For those reasons, it is not appropriate or wise to impose a cumbersome process upon the prosecution. We must balance the interests of justice with fairness to the accused, and I suggest to the hon. and learned Member that the effects of the amendments would not be in the best interests of justice.
I shall intrude upon your discretion and respond briefly to the Minister's comments if I may, Mr. Deputy Speaker. The Minister does not understand that there is no exclusivity. The amendment does not say that, having stated its case, the Crown could never go beyond the terms of that case in the future.
I do not think that the Minister has directed his attention to the fact that a person is arrested and charged with an offence only because there is at least prima facie evidence from corroborated sources as to his or her guilt.

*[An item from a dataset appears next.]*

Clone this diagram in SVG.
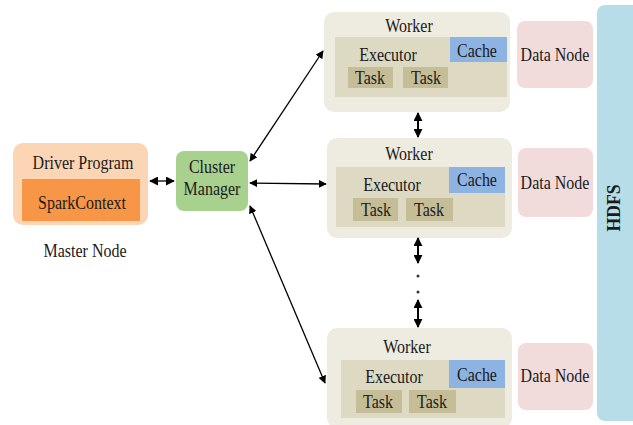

To that extent, by the time that an individual appears at the judicial review, the prosecution must know the evidence on the basis of which it has been thought fit to charge that individual.
I do not think that what the hon. and learned Gentleman says is in the interests of justice for the simple reason that, if the prosecution puts forward its case at a very early stage and it then emerges that there is a great deal more evidence that it was unaware of and the case involves other matters as well, the defence could argue in the trial that the prosecution did not put forward the case fully and properly at the time of the judicial examination. The prosecution may not have been in a position to do that. The hon. and learned Gentleman would be imposing upon the prosecution a cumbersome and onerous process which would not be in the best interests of justice.